■ Problem requirements ■
Leave the pictures out, and retype all of the material exactly as written.

■ Information shown ■
* * * *

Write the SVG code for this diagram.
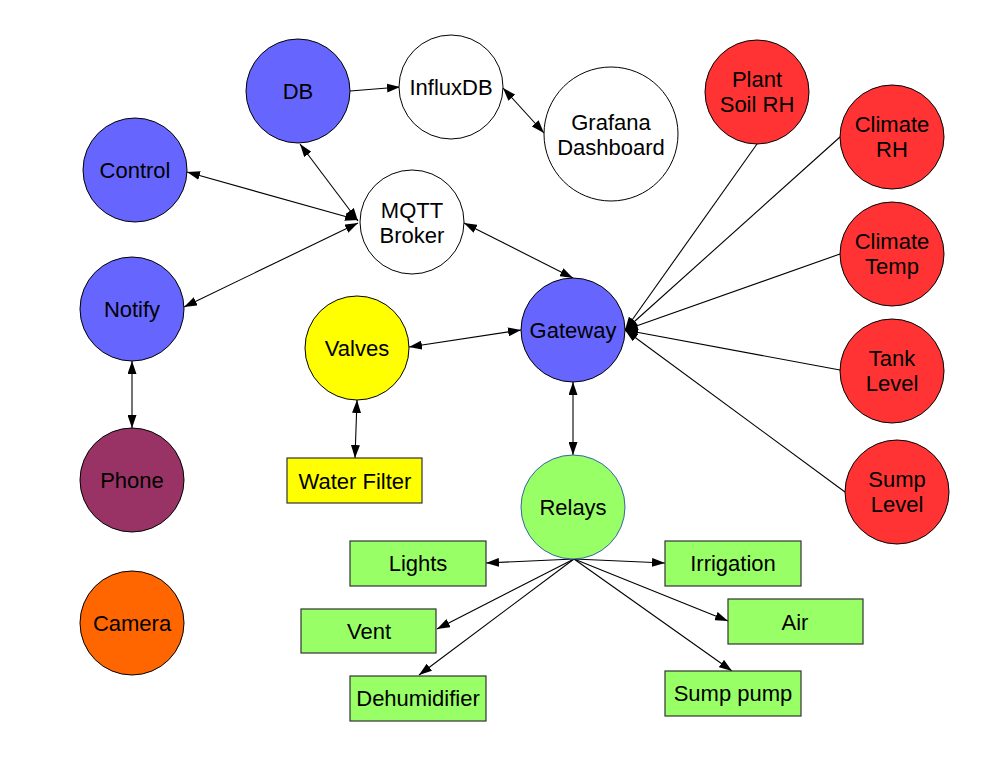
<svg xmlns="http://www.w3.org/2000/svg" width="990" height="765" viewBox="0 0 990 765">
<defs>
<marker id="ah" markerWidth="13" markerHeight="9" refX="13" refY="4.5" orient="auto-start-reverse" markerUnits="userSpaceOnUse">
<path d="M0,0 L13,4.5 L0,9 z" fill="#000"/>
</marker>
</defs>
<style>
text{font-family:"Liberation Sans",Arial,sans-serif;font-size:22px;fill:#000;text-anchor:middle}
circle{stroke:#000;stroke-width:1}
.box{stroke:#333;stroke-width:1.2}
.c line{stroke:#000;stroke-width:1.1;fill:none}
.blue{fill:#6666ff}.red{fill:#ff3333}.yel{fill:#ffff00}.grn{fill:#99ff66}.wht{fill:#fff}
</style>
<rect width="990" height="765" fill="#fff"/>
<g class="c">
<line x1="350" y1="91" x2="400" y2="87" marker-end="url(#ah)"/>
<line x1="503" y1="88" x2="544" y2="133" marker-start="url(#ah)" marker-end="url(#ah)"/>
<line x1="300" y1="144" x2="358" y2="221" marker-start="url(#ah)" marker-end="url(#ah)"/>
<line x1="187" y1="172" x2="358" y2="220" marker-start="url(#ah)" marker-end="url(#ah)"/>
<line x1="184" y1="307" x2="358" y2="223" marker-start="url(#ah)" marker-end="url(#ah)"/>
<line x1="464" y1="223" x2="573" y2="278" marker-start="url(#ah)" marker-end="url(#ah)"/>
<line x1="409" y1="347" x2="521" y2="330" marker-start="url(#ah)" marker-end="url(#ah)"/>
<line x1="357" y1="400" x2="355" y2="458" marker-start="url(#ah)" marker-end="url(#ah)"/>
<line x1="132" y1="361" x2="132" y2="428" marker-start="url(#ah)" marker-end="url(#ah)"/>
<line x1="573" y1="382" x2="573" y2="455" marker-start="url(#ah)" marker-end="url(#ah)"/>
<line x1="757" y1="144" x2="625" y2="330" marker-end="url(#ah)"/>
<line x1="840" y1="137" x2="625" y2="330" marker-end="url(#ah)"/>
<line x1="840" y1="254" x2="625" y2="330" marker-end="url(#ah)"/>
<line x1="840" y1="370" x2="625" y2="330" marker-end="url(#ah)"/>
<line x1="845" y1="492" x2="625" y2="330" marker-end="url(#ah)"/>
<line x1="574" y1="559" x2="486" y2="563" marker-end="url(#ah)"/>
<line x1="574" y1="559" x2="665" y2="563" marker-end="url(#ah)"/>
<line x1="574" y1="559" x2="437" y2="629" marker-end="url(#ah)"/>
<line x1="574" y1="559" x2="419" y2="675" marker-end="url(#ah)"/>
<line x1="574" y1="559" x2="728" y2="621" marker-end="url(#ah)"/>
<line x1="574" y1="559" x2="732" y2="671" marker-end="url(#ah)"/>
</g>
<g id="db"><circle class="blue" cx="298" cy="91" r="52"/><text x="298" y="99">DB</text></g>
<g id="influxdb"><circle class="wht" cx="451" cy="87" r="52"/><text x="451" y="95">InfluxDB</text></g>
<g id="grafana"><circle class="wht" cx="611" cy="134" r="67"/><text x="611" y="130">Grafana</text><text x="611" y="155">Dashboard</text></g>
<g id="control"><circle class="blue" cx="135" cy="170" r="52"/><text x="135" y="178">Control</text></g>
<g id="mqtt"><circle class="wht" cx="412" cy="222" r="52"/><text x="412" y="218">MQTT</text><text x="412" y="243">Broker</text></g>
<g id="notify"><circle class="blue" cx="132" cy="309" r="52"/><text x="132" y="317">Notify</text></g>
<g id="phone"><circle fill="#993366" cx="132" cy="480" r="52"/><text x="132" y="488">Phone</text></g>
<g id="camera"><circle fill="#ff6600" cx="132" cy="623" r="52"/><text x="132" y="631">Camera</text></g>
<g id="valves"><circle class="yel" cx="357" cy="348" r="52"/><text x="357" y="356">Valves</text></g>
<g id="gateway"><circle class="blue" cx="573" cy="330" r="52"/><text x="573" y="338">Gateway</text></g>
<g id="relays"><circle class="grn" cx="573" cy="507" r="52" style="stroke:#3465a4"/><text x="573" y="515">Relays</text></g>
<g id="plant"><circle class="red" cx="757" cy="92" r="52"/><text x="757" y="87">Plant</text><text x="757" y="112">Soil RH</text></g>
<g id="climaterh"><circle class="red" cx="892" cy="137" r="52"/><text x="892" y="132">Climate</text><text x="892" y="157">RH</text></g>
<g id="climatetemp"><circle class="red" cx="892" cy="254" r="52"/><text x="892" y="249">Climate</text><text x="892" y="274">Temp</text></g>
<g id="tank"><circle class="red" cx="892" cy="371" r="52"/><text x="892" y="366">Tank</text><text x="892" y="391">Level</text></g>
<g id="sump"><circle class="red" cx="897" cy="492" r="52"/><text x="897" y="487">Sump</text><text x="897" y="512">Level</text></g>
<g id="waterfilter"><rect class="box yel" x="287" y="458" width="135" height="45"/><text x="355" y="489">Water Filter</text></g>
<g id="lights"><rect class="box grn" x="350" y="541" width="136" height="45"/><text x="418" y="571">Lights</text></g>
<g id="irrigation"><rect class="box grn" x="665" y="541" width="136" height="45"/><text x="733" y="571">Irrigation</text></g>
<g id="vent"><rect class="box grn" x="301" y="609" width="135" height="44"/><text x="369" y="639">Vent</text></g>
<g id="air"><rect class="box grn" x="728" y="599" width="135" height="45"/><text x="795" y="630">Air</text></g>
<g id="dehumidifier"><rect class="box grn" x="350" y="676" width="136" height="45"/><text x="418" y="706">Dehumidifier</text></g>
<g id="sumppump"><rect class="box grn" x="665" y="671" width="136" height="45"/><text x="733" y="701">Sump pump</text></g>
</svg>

* * * *

■ Solution below ■
Write the SVG code for this diagram.
<svg xmlns="http://www.w3.org/2000/svg" width="990" height="765" viewBox="0 0 990 765">
<defs>
<marker id="ah" markerWidth="13" markerHeight="9" refX="13" refY="4.5" orient="auto-start-reverse" markerUnits="userSpaceOnUse">
<path d="M0,0 L13,4.5 L0,9 z" fill="#000"/>
</marker>
</defs>
<style>
text{font-family:"Liberation Sans",Arial,sans-serif;font-size:22px;fill:#000;text-anchor:middle}
circle{stroke:#000;stroke-width:1}
.box{stroke:#333;stroke-width:1.2}
.c line{stroke:#000;stroke-width:1.1;fill:none}
.blue{fill:#6666ff}.red{fill:#ff3333}.yel{fill:#ffff00}.grn{fill:#99ff66}.wht{fill:#fff}
</style>
<rect width="990" height="765" fill="#fff"/>
<g class="c">
<line x1="350" y1="91" x2="400" y2="87" marker-end="url(#ah)"/>
<line x1="503" y1="88" x2="544" y2="133" marker-start="url(#ah)" marker-end="url(#ah)"/>
<line x1="300" y1="144" x2="358" y2="221" marker-start="url(#ah)" marker-end="url(#ah)"/>
<line x1="187" y1="172" x2="358" y2="220" marker-start="url(#ah)" marker-end="url(#ah)"/>
<line x1="184" y1="307" x2="358" y2="223" marker-start="url(#ah)" marker-end="url(#ah)"/>
<line x1="464" y1="223" x2="573" y2="278" marker-start="url(#ah)" marker-end="url(#ah)"/>
<line x1="409" y1="347" x2="521" y2="330" marker-start="url(#ah)" marker-end="url(#ah)"/>
<line x1="357" y1="400" x2="355" y2="458" marker-start="url(#ah)" marker-end="url(#ah)"/>
<line x1="132" y1="361" x2="132" y2="428" marker-start="url(#ah)" marker-end="url(#ah)"/>
<line x1="573" y1="382" x2="573" y2="455" marker-start="url(#ah)" marker-end="url(#ah)"/>
<line x1="757" y1="144" x2="625" y2="330" marker-end="url(#ah)"/>
<line x1="840" y1="137" x2="625" y2="330" marker-end="url(#ah)"/>
<line x1="840" y1="254" x2="625" y2="330" marker-end="url(#ah)"/>
<line x1="840" y1="370" x2="625" y2="330" marker-end="url(#ah)"/>
<line x1="845" y1="492" x2="625" y2="330" marker-end="url(#ah)"/>
<line x1="574" y1="559" x2="486" y2="563" marker-end="url(#ah)"/>
<line x1="574" y1="559" x2="665" y2="563" marker-end="url(#ah)"/>
<line x1="574" y1="559" x2="437" y2="629" marker-end="url(#ah)"/>
<line x1="574" y1="559" x2="419" y2="675" marker-end="url(#ah)"/>
<line x1="574" y1="559" x2="728" y2="621" marker-end="url(#ah)"/>
<line x1="574" y1="559" x2="732" y2="671" marker-end="url(#ah)"/>
</g>
<g id="db"><circle class="blue" cx="298" cy="91" r="52"/><text x="298" y="99">DB</text></g>
<g id="influxdb"><circle class="wht" cx="451" cy="87" r="52"/><text x="451" y="95">InfluxDB</text></g>
<g id="grafana"><circle class="wht" cx="611" cy="134" r="67"/><text x="611" y="130">Grafana</text><text x="611" y="155">Dashboard</text></g>
<g id="control"><circle class="blue" cx="135" cy="170" r="52"/><text x="135" y="178">Control</text></g>
<g id="mqtt"><circle class="wht" cx="412" cy="222" r="52"/><text x="412" y="218">MQTT</text><text x="412" y="243">Broker</text></g>
<g id="notify"><circle class="blue" cx="132" cy="309" r="52"/><text x="132" y="317">Notify</text></g>
<g id="phone"><circle fill="#993366" cx="132" cy="480" r="52"/><text x="132" y="488">Phone</text></g>
<g id="camera"><circle fill="#ff6600" cx="132" cy="623" r="52"/><text x="132" y="631">Camera</text></g>
<g id="valves"><circle class="yel" cx="357" cy="348" r="52"/><text x="357" y="356">Valves</text></g>
<g id="gateway"><circle class="blue" cx="573" cy="330" r="52"/><text x="573" y="338">Gateway</text></g>
<g id="relays"><circle class="grn" cx="573" cy="507" r="52" style="stroke:#3465a4"/><text x="573" y="515">Relays</text></g>
<g id="plant"><circle class="red" cx="757" cy="92" r="52"/><text x="757" y="87">Plant</text><text x="757" y="112">Soil RH</text></g>
<g id="climaterh"><circle class="red" cx="892" cy="137" r="52"/><text x="892" y="132">Climate</text><text x="892" y="157">RH</text></g>
<g id="climatetemp"><circle class="red" cx="892" cy="254" r="52"/><text x="892" y="249">Climate</text><text x="892" y="274">Temp</text></g>
<g id="tank"><circle class="red" cx="892" cy="371" r="52"/><text x="892" y="366">Tank</text><text x="892" y="391">Level</text></g>
<g id="sump"><circle class="red" cx="897" cy="492" r="52"/><text x="897" y="487">Sump</text><text x="897" y="512">Level</text></g>
<g id="waterfilter"><rect class="box yel" x="287" y="458" width="135" height="45"/><text x="355" y="489">Water Filter</text></g>
<g id="lights"><rect class="box grn" x="350" y="541" width="136" height="45"/><text x="418" y="571">Lights</text></g>
<g id="irrigation"><rect class="box grn" x="665" y="541" width="136" height="45"/><text x="733" y="571">Irrigation</text></g>
<g id="vent"><rect class="box grn" x="301" y="609" width="135" height="44"/><text x="369" y="639">Vent</text></g>
<g id="air"><rect class="box grn" x="728" y="599" width="135" height="45"/><text x="795" y="630">Air</text></g>
<g id="dehumidifier"><rect class="box grn" x="350" y="676" width="136" height="45"/><text x="418" y="706">Dehumidifier</text></g>
<g id="sumppump"><rect class="box grn" x="665" y="671" width="136" height="45"/><text x="733" y="701">Sump pump</text></g>
</svg>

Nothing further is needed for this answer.